Someone once said that a bus is something that takes you from where you aren’t to where you don’t want to be. In other words you have to walk at each end, and the attraction of that decreases when there is ice on the pavement and rain is sleeting down.
So in those circumstance, as in most others, it’s good if the bus is on time – and if you have an appointment (and who doesn’t?) it’s important that it makes good time too. Last weekend I and two others caught a bus at the university to travel to the centre of Norwich. I wish I’d timed how long it took.
It waited for an eternity at the university while most of the student enrolment climbed on board – many of them not in sight when the bus pulled up. The bus was then extremely late, which meant that at every stop a large congregation of assorted people wanted to get on. It was clearly a kind of Tardis, because everyone did get on, but it took an inordinate time for them to do so. I don’t know, some of them may have been unfamiliar with the payment system…
Many moons later we reached the centre of Norwich. Fortunately, it was a lovely day; so we got off. Immediately behind us, another bus on the same route pulled in.

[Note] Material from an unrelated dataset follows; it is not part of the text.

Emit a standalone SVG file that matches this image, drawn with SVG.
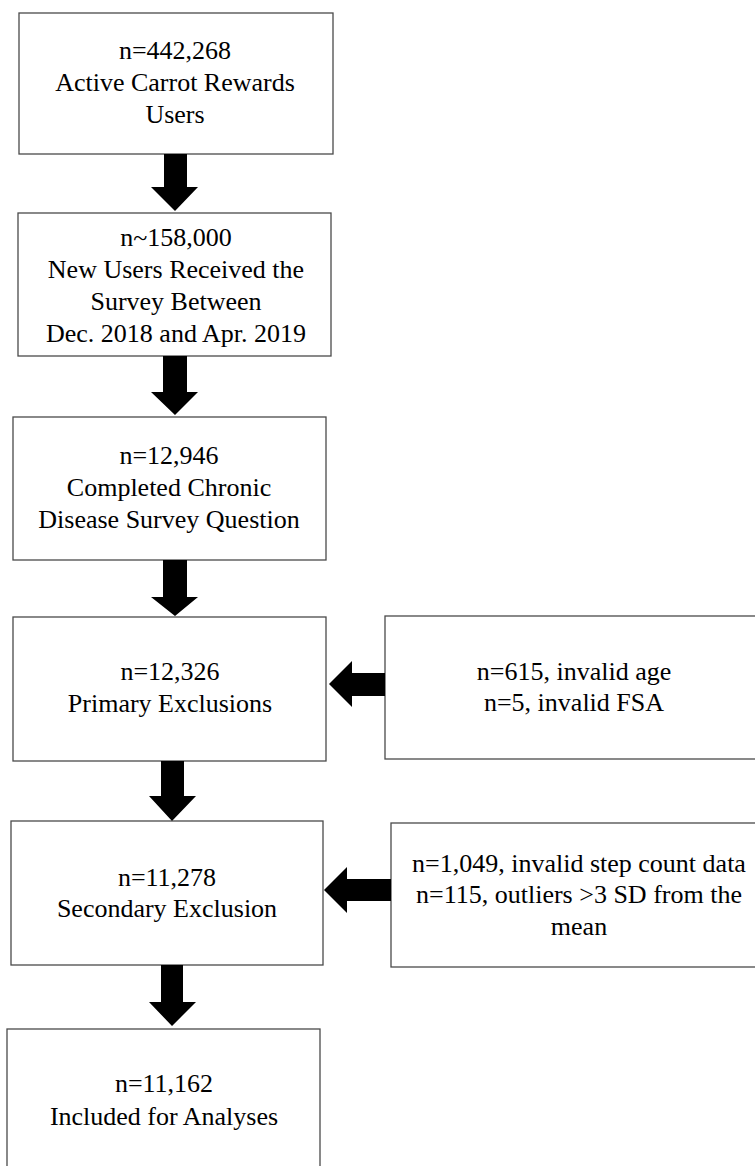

It reminded me a bit of the last time I got a bus from the university, on a slightly different route. It seemed to find every speed bump and pothole in existence – most of them kindly provided by a deluded council – and I ended up feeling so battered and bruised that I got off at Orford Place instead of going on to the rail station as I had intended. If it had been winter…
I am in my mid-to-late 70s but in reasonably good condition through no fault of my own. I would imagine most people of my age or older (and many much younger) would have been in considerable pain from such an experience. Not much encouragement to travel by bus. And then there’s the coyotes.
To be fair, I have been on bus journeys that were fast, comfortable and more or less on time. Computer models predict that this can happen. But do you want to take the chance?